D’autre part, pour les entreprises entrant dans le champ d’application de la loi de 2017, l’obligation consiste à établir et mettre en œuvre un plan comportant des mesures de vigilance raisonnables propres à identifier les risques et à prévenir les atteintes graves envers les droits humains, les libertés fondamentales, la santé et la sécurité des personnes ainsi que l’environnement.
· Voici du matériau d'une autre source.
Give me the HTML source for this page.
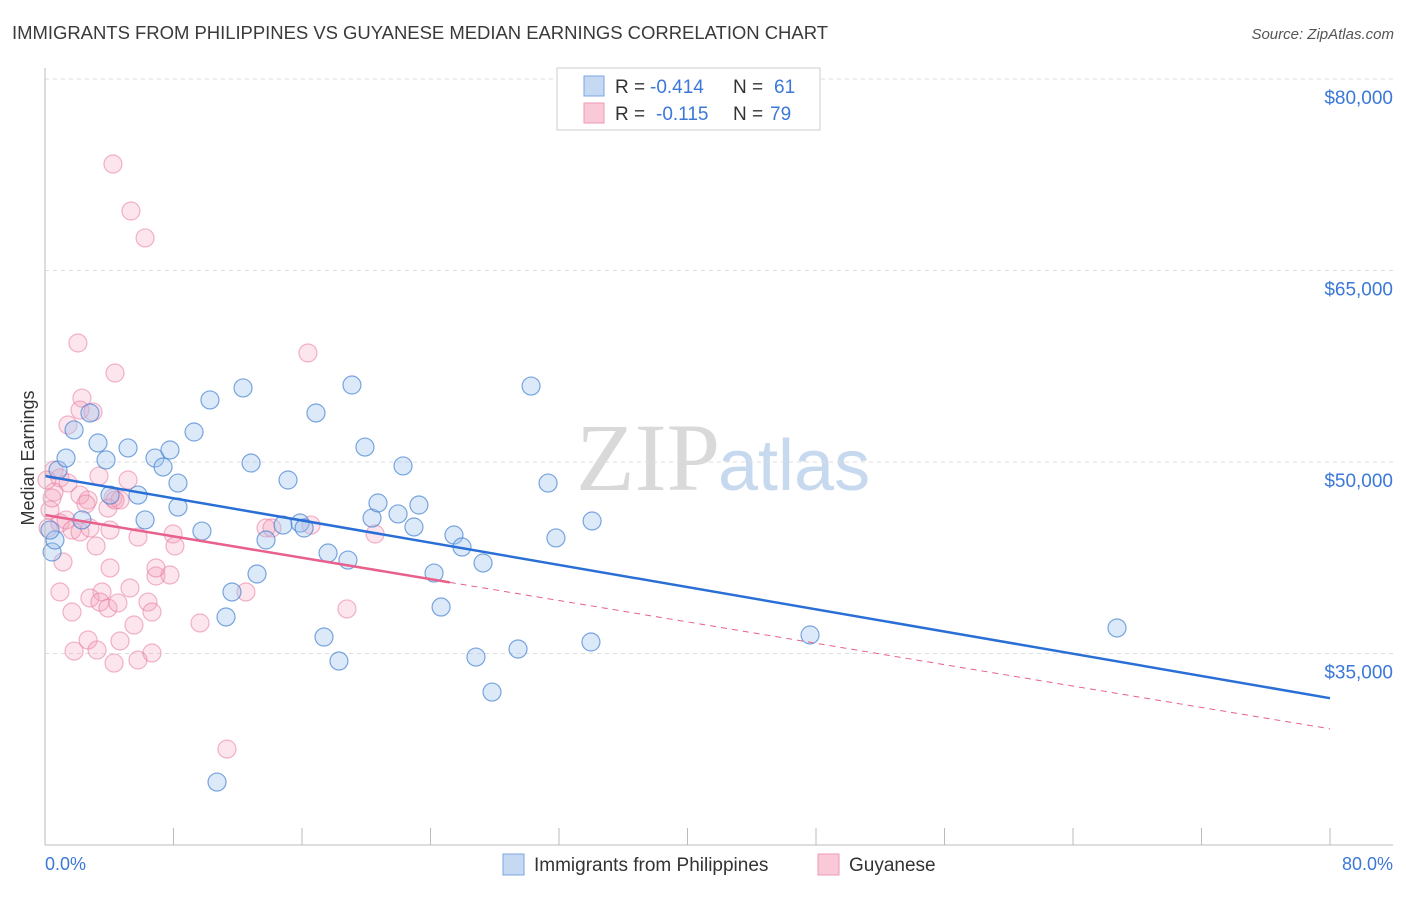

Il s’agit pour le moins de concepts très vagues qui n’ont jamais été éclaircis par décret comme le prévoyait pourtant la loi de 2017. L’appréciation du caractère raisonnable des mesures de vigilance ou du périmètre des droits humains et libertés fondamentales est ainsi laissée à la libre appréciation du juge, ce qui n’est guère incitatif à sortir du cadre des déclarations d’intentions dont l’efficacité est particulièrement limitée sur ces sujets fondamentaux. 

S’agissant de l’implication des différents acteurs de l’entreprise dans la mise en place de ce plan de vigilance, la loi de 2017 prévoit que :

  • « le plan a vocation à être élaboré en association avec les parties prenantes de la société, le cas échéant dans le cadre d’initiatives pluripartites au sein de filières ou à l’échelle territoriale ». Si l’on pense naturellement à l’implication des syndicats et/ou des représentants du personnel, il aurait été très utile que la loi ou un décret vienne préciser quelles peuvent être ces parties prenantes, ainsi que la méthodologie d’implication de ces parties prenantes dans l’élaboration du plan de vigilance. Il semble en effet que l’implication de ces parties prenantes ne soit qu’une faculté et non une obligation.
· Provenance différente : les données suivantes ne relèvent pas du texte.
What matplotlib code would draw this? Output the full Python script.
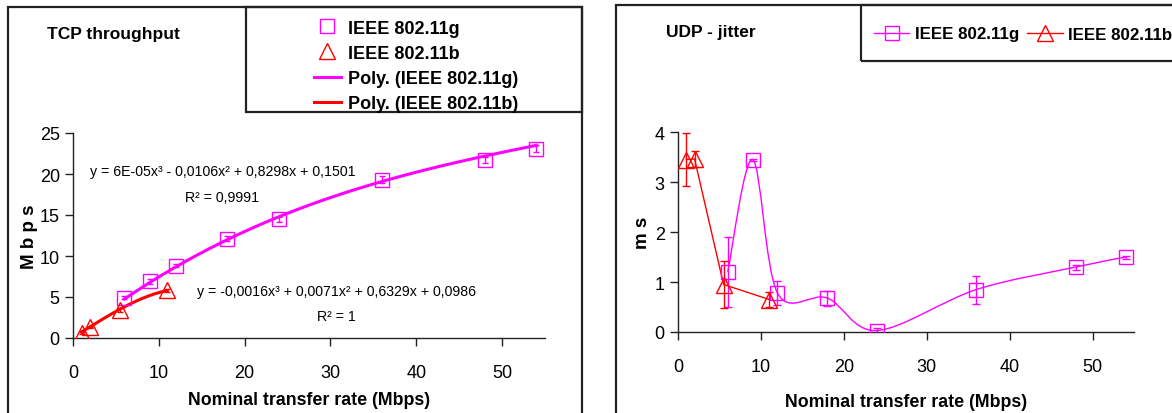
import matplotlib
matplotlib.use("Agg")
import matplotlib.pyplot as plt
import numpy as np
from matplotlib.patches import Rectangle, PathPatch
from matplotlib.path import Path
from matplotlib.lines import Line2D

plt.rcParams['font.family'] = ['Liberation Sans', 'DejaVu Sans']

# data: TCP throughput (Mbps)
tcp_g_x = [6, 9, 12, 18, 24, 36, 48, 54]
tcp_g_y = [4.9, 6.9, 8.8, 12.1, 14.5, 19.3, 21.7, 23.1]
tcp_g_err = [0.2, 0.3, 0.2, 0.3, 0.3, 0.4, 0.4, 0.4]
tcp_b_x = [1, 2, 5.5, 11]
tcp_b_y = [0.6, 1.3, 3.4, 5.8]
tcp_b_err = [0.1, 0.1, 0.2, 0.2]
# trendline coefficients as printed on the chart
poly_g = [6e-05, -0.0106, 0.8298, 0.1501]
poly_b = [-0.0016, 0.0071, 0.6329, 0.0986]

# data: UDP jitter (ms)
udp_g_x = [6, 9, 12, 18, 24, 36, 48, 54]
udp_g_y = [1.2, 3.45, 0.78, 0.68, 0.03, 0.85, 1.3, 1.5]
udp_g_err = [0.7, 0.02, 0.24, 0.15, 0.05, 0.28, 0.05, 0.03]
udp_b_x = [1, 2, 5.5, 11]
udp_b_y = [3.45, 3.46, 0.95, 0.65]
udp_b_err = [0.53, 0.16, 0.47, 0.15]

MAG = '#FF00FF'
RED = '#FF0000'

W, H = 1172, 414
fig = plt.figure(figsize=(W / 100, H / 100), dpi=100)


def px_axes(x0, y0, x1, y1):
    return fig.add_axes([x0 / W, 1 - y1 / H, (x1 - x0) / W, (y1 - y0) / H])


def px_rect(x0, y0, x1, y1, lw=1.6, color='#222222'):
    r = Rectangle((x0 / W, 1 - y1 / H), (x1 - x0) / W, (y1 - y0) / H,
                  transform=fig.transFigure, fill=False, lw=lw, ec=color)
    fig.patches.append(r)


def style_axes(ax, ymax, yticks, xpad):
    ax.set_xlim(0, 55)
    ax.set_ylim(0, ymax)
    ax.set_xticks([0, 10, 20, 30, 40, 50])
    ax.set_yticks(yticks)
    for s in ['top', 'right']:
        ax.spines[s].set_visible(False)
    for s in ['left', 'bottom']:
        ax.spines[s].set_linewidth(1.0)
        ax.spines[s].set_color('#222222')
    ax.tick_params(direction='out', length=6, width=1, labelsize=13, color='#222222')
    ax.tick_params(axis='x', pad=13)
    ax.set_facecolor('none')
    ax.set_xlabel('Nominal transfer rate (Mbps)', fontsize=12.8, fontweight='bold',
                  labelpad=xpad)


def smooth_line(ax, xs, ys, color, lw=1.0):
    # Excel-like smoothed line: Bezier segments through the points
    pts = np.column_stack([xs, ys]).astype(float)
    n = len(pts)
    verts = [pts[0]]
    codes = [Path.MOVETO]
    for i in range(n - 1):
        p0 = pts[i - 1] if i > 0 else pts[i]
        p1 = pts[i]
        p2 = pts[i + 1]
        p3 = pts[i + 2] if i + 2 < n else pts[i + 1]
        c1 = p1 + (p2 - p0) / 6.0
        c2 = p2 - (p3 - p1) / 6.0
        verts += [c1, c2, p2]
        codes += [Path.CURVE4] * 3
    ax.add_patch(PathPatch(Path(verts, codes), fill=False, ec=color, lw=lw, zorder=2))


# ---------------- left: TCP throughput ----------------
px_rect(8, 8, 582, 420)
ax1 = px_axes(73, 134, 545, 339)
style_axes(ax1, 25, [0, 5, 10, 15, 20, 25], 7)
ax1.set_ylabel('M b p s', fontsize=13.5, fontweight='bold', labelpad=1)

xg = np.linspace(min(tcp_g_x), max(tcp_g_x), 200)
xb = np.linspace(min(tcp_b_x), max(tcp_b_x), 200)
ax1.plot(xg, np.polyval(poly_g, xg), color=MAG, lw=2.2, zorder=2)
ax1.plot(xb, np.polyval(poly_b, xb), color=RED, lw=2.2, zorder=2)
ax1.errorbar(tcp_g_x, tcp_g_y, yerr=tcp_g_err, fmt='s', ms=10, mfc='none', mec=MAG,
             mew=1.0, ecolor=MAG, elinewidth=1, capsize=2, zorder=3)
ax1.errorbar(tcp_b_x, tcp_b_y, yerr=tcp_b_err, fmt='^', ms=11, mfc='none', mec=RED,
             mew=1.0, ecolor=RED, elinewidth=1, capsize=2, zorder=3)

ax1.text(17.4, 20.4, 'y = 6E-05x³ - 0,0106x² + 0,8298x + 0,1501', fontsize=10.2,
         ha='center', va='center')
ax1.text(17.4, 17.2, 'R² = 0,9991', fontsize=10.2, ha='center', va='center')
ax1.text(30.7, 5.7, 'y = -0,0016x³ + 0,0071x² + 0,6329x + 0,0986', fontsize=10.2,
         ha='center', va='center')
ax1.text(30.7, 2.7, 'R² = 1', fontsize=10.2, ha='center', va='center')

fig.text(47 / W, 1 - 35 / H, 'TCP throughput', fontsize=12.5, fontweight='bold',
         va='center')

px_rect(246, 8, 582, 113)
h1 = [Line2D([], [], ls='none', marker='s', ms=10, mfc='none', mec=MAG),
      Line2D([], [], ls='none', marker='^', ms=11, mfc='none', mec=RED),
      Line2D([], [], color=MAG, lw=2.2),
      Line2D([], [], color=RED, lw=2.2)]
fig.legend(h1, ['IEEE 802.11g', 'IEEE 802.11b', 'Poly. (IEEE 802.11g)', 'Poly. (IEEE 802.11b)'],
           loc='upper left', bbox_to_anchor=(301 / W, 1 - 8 / H), frameon=False,
           prop={'weight': 'bold', 'size': 13},
           handlelength=1.5, handletextpad=0.4, labelspacing=0.45, borderpad=0.2)

# ---------------- right: UDP jitter ----------------
px_rect(616, 6, 1180, 420)
ax2 = px_axes(678, 133, 1134, 333)
style_axes(ax2, 4, [0, 1, 2, 3, 4], 13)
ax2.set_ylabel('m s', fontsize=13.5, fontweight='bold', labelpad=3)

smooth_line(ax2, udp_g_x, udp_g_y, MAG)
ax2.plot(udp_b_x, udp_b_y, color=RED, lw=1.0, zorder=2)
ax2.errorbar(udp_g_x, udp_g_y, yerr=udp_g_err, fmt='s', ms=10, mfc='none', mec=MAG,
             mew=1.0, ecolor=MAG, elinewidth=1, capsize=3, zorder=3)
ax2.errorbar(udp_b_x, udp_b_y, yerr=udp_b_err, fmt='^', ms=11, mfc='none', mec=RED,
             mew=1.0, ecolor=RED, elinewidth=1, capsize=3, zorder=3)

fig.text(666 / W, 1 - 33 / H, 'UDP - jitter', fontsize=12.5, fontweight='bold',
         va='center')

px_rect(861, 6, 1180, 62)
h2 = [Line2D([], [], color=MAG, lw=1, marker='s', ms=10, mfc='none', mec=MAG),
      Line2D([], [], color=RED, lw=1, marker='^', ms=11, mfc='none', mec=RED)]
fig.legend(h2, ['IEEE 802.11g', 'IEEE 802.11b'], loc='center left',
           bbox_to_anchor=(862 / W, 1 - 35 / H), frameon=False, ncol=2,
           prop={'weight': 'bold', 'size': 12.2},
           handlelength=2.1, handletextpad=0.3, columnspacing=0.5, borderpad=0.2)

fig.savefig('out.png', dpi=100)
  • Le plan comprend « un mécanisme d’alerte et de recueil des signalements relatifs à l’existence ou à la réalisation des risques, établi en concertation avec les organisations syndicales représentatives de ladite société ». Il semble s’agir ici d’une obligation et non d’une simple possibilité. Toutefois, aucune indication n’est donnée quant à la méthodologie de concertation avec les organisations syndicales représentatives.
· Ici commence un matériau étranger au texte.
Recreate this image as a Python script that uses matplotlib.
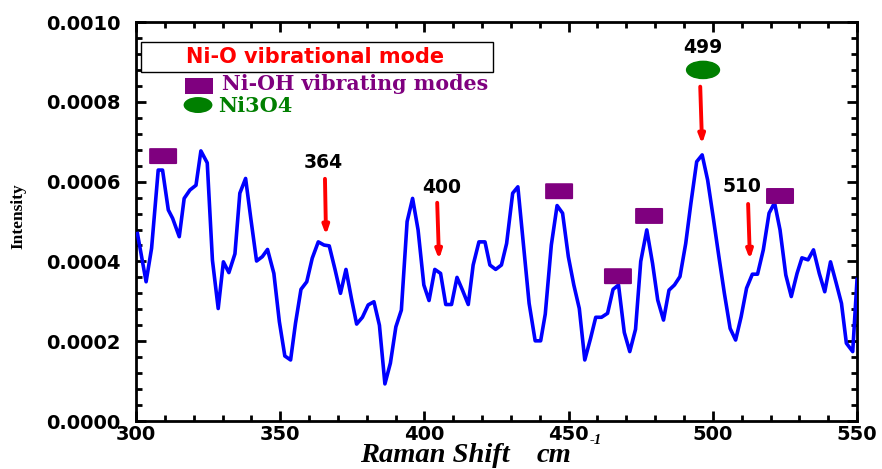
import matplotlib.pyplot as plt
from matplotlib.patches import Rectangle, Ellipse, FancyBboxPatch
from matplotlib.ticker import MultipleLocator
import numpy as np

# spectre Raman
raman_shift = [300.5, 303.5, 305.4, 307.7, 309.2, 311.2, 312.7, 315.0, 316.7, 318.7,
               320.8, 322.5, 324.7, 326.5, 328.5, 330.3, 332.2, 334.3, 336.0, 338.0,
               339.8, 341.8, 343.8, 345.6, 347.8, 349.7, 351.6, 353.6, 355.3, 357.2,
               359.2, 361.1, 363.2, 365.2, 367.0, 369.0, 370.9, 372.8, 374.7, 376.5,
               378.5, 380.5, 382.5, 384.4, 386.3, 388.2, 390.1, 392.0, 394.0, 395.9,
               397.8, 399.8, 401.6, 403.6, 405.6, 407.4, 409.4, 411.3, 413.2, 415.2,
               416.9, 418.9, 421.0, 422.7, 424.7, 426.7, 428.5, 430.6, 432.4, 434.3,
               436.3, 438.4, 440.3, 441.9, 444.0, 446.0, 447.9, 449.9, 451.8, 453.7,
               455.6, 457.6, 459.4, 461.4, 463.5, 465.4, 467.3, 469.3, 471.2, 473.2,
               475.0, 477.1, 479.1, 480.9, 482.9, 484.8, 486.7, 488.6, 490.6, 492.4,
               494.4, 496.3, 498.2, 500.1, 502.1, 504.0, 506.0, 507.9, 509.8, 511.7,
               513.7, 515.5, 517.5, 519.5, 521.4, 523.3, 525.3, 527.2, 529.2, 530.9,
               533.0, 534.9, 536.9, 538.8, 540.8, 542.8, 544.6, 546.3, 548.5, 550.0]
intensity = [0.000470, 0.000349, 0.000433, 0.000629, 0.000629, 0.000529, 0.000508, 0.000462, 0.000558, 0.000579,
             0.000591, 0.000677, 0.000647, 0.000403, 0.000282, 0.000399, 0.000372, 0.000419, 0.000571, 0.000608,
             0.000508, 0.000401, 0.000412, 0.000430, 0.000370, 0.000249, 0.000163, 0.000153, 0.000245, 0.000330,
             0.000349, 0.000408, 0.000449, 0.000441, 0.000439, 0.000380, 0.000320, 0.000380, 0.000307, 0.000243,
             0.000260, 0.000291, 0.000299, 0.000240, 0.000093, 0.000145, 0.000236, 0.000278, 0.000500, 0.000558,
             0.000479, 0.000341, 0.000302, 0.000380, 0.000370, 0.000292, 0.000292, 0.000360, 0.000328, 0.000292,
             0.000391, 0.000449, 0.000449, 0.000391, 0.000380, 0.000391, 0.000445, 0.000571, 0.000587, 0.000445,
             0.000295, 0.000201, 0.000201, 0.000268, 0.000441, 0.000540, 0.000521, 0.000412, 0.000341, 0.000282,
             0.000153, 0.000207, 0.000260, 0.000260, 0.000270, 0.000330, 0.000341, 0.000222, 0.000174, 0.000230,
             0.000400, 0.000479, 0.000395, 0.000303, 0.000253, 0.000328, 0.000341, 0.000362, 0.000445, 0.000546,
             0.000650, 0.000667, 0.000604, 0.000512, 0.000412, 0.000320, 0.000232, 0.000203, 0.000261, 0.000333,
             0.000368, 0.000368, 0.000429, 0.000521, 0.000547, 0.000479, 0.000366, 0.000312, 0.000370, 0.000409,
             0.000404, 0.000429, 0.000370, 0.000324, 0.000399, 0.000345, 0.000295, 0.000195, 0.000174, 0.000355]

# modes Ni-OH (carrés violets)
nioh_x = [309.4, 446.7, 467.1, 477.9, 523.3]
nioh_y = [0.000664, 0.000576, 0.000363, 0.000514, 0.000564]

# pics annotés (étiquette, position du texte, début et fin de flèche)
peak_labels = ["364", "400", "499", "510"]
label_x = [364.8, 406.1, 496.6, 510.1]
label_y = [0.000647, 0.000586, 0.000937, 0.000589]
arrow_x0 = [365.5, 404.4, 495.6, 512.2]
arrow_y0 = [0.000614, 0.000554, 0.000845, 0.000551]
arrow_x1 = [365.9, 405.1, 496.3, 512.9]
arrow_y1 = [0.000459, 0.000398, 0.000687, 0.000398]

# Ni3O4 (ellipse verte)
ni3o4_x = [496.6]
ni3o4_y = [0.000880]

fig = plt.figure(figsize=(8.82, 4.69), dpi=100)
ax = fig.add_axes([0.1542, 0.1023, 0.8175, 0.8507])

ax.plot(raman_shift, intensity, color='#0000ff', lw=2.6, zorder=3)

ax.set_xlim(300, 550)
ax.set_ylim(0, 0.001)
ax.xaxis.set_major_locator(MultipleLocator(50))
ax.xaxis.set_minor_locator(MultipleLocator(10))
ax.yaxis.set_major_locator(MultipleLocator(0.0002))
ax.yaxis.set_minor_locator(MultipleLocator(0.00004))
ax.yaxis.set_major_formatter(plt.FuncFormatter(lambda v, p: "%.4f" % v))
ax.tick_params(which='both', direction='in', top=True, right=True, width=2)
ax.tick_params(which='major', length=7)
ax.tick_params(which='minor', length=4)
ax.tick_params(axis='both', which='major', labelsize=14)
ax.tick_params(axis='y', which='major', pad=11)
ax.tick_params(axis='x', which='major', pad=3)
for lab in ax.get_xticklabels() + ax.get_yticklabels():
    lab.set_family('DejaVu Sans')
    lab.set_fontweight('bold')
for s in ax.spines.values():
    s.set_linewidth(2)

# titre de l'axe x avec exposant
xfont = dict(family='Liberation Serif', fontweight='bold', style='italic', va='baseline', ha='left')
fig.text(360 / 882, 7 / 469, "Raman Shift", fontsize=20.5, **xfont)
fig.text(537 / 882, 7 / 469, "cm", fontsize=20.5, **xfont)
fig.text(590 / 882, 25 / 469, "-1", fontsize=10.5, zorder=6, **xfont)

ax.set_ylabel("Intensity", family='Liberation Serif', fontweight='bold', fontsize=12.5)
ax.yaxis.set_label_coords(-0.152, 0.514)

# rectangles violets
w, h = 9.7, 0.00004
for x, y in zip(nioh_x, nioh_y):
    ax.add_patch(FancyBboxPatch((x - w / 2, y - h / 2), w, h, boxstyle="round,pad=0,rounding_size=0.5",
                                fc='#7f007f', ec='#7f007f', lw=0, mutation_aspect=0.000004, zorder=4))

for x, y in zip(ni3o4_x, ni3o4_y):
    ax.add_patch(Ellipse((x, y), 11.4, 0.000043, fc='#007f00', ec='#007f00', zorder=4))

for t, tx, ty in zip(peak_labels, label_x, label_y):
    ax.text(tx, ty, t, ha='center', va='center', fontsize=13.5, fontweight='bold',
            family='DejaVu Sans', color='black', zorder=5)
for x0, y0, x1, y1 in zip(arrow_x0, arrow_y0, arrow_x1, arrow_y1):
    ax.annotate("", xy=(x1, y1), xytext=(x0, y0),
                arrowprops=dict(arrowstyle='-|>,head_length=0.5,head_width=0.18', color='#ff0000', lw=2.8),
                zorder=5)

# légende faite à la main
ax.add_patch(Rectangle((301.7, 0.000875), 122.1, 0.000075, fc='white', ec='black', lw=1, zorder=4))
ax.text(362.1, 0.000912, "Ni-O vibrational mode", ha='center', va='center', color='#ff0000',
        fontsize=15, fontweight='bold', family='DejaVu Sans', zorder=5)
ax.add_patch(Rectangle((321.8 - 4.85, 0.00084 - 0.00002), 9.7, 0.00004, fc='#7f007f', ec='none', zorder=5))
ax.text(329.8, 0.000845, "Ni-OH vibrating modes", ha='left', va='center', color='#7f007f',
        fontsize=14.8, fontweight='bold', family='DejaVu Serif', zorder=5)
ax.add_patch(Ellipse((321.5, 0.000792), 10.0, 0.00004, fc='#007f00', ec='none', zorder=5))
ax.text(328.4, 0.000789, "Ni3O4", ha='left', va='center', color='#007f00',
        fontsize=15, fontweight='bold', family='DejaVu Serif', zorder=5)

fig.savefig("out.png", dpi=100)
Ainsi, l’élaboration d’un plan de vigilance par les donneurs d’ordre des ateliers du Rana Plaza aurait certes permis d’identifier les nombreux risques liés à l’utilisation de ces ateliers (recours à des sous-traitants et fournisseurs provenant d’un pays où la protection des travailleurs est limitée, avec un nombre important de personnes vivant en-dessous du seuil de pauvreté, une absence de règles relatives à la sécurité des travailleurs, l’utilisation de locaux et de matériaux dangereux, etc.). Toutefois, la seule identification de ces risques n’aurait certainement pas empêché les salariés de prendre leur poste le jour du drame, malgré la fermeture du site. Et c’est là tout le paradoxe de la loi sur le devoir de vigilance, qui n’impose pas aux entreprises entrant dans son champ d’application de mettre un terme aux pratiques présentant des risques, mais uniquement d’identifier ces risques et de proposer des actions d’atténuation. Ainsi, non seulement l’établissement et la mise en œuvre effective d’un plan de vigilance n’aurait pas pu empêcher la réalisation de la catastrophe du Rana Plaza, mais il aurait certainement permis aux entreprises ayant identifié les risques dans le cadre de ce plan de vigilance de s’exonérer facilement de leur responsabilité, en démontrant que leur obligation légale avait bien été remplie du fait même de l’élaboration de ce plan.

Dans la mesure où la sanction financière initialement prévue dans le projet de loi en cas de manquement à l’obligation de publier un plan de vigilance et de le mettre en œuvre de manière effective (jusqu’à 10 millions d’euros d’amende pouvant être triplée en cas de manquement ayant occasionné des préjudices réels) a été censurée par le Conseil constitutionnel, l’apport principal du devoir de vigilance est certainement d’avoir imposé une transparence des pratiques de l’ensemble des intervenants de la chaîne de valeur des plus grandes entreprises françaises, ce qui pourrait indirectement les inciter sur le long terme à adopter des pratiques de production plus responsables.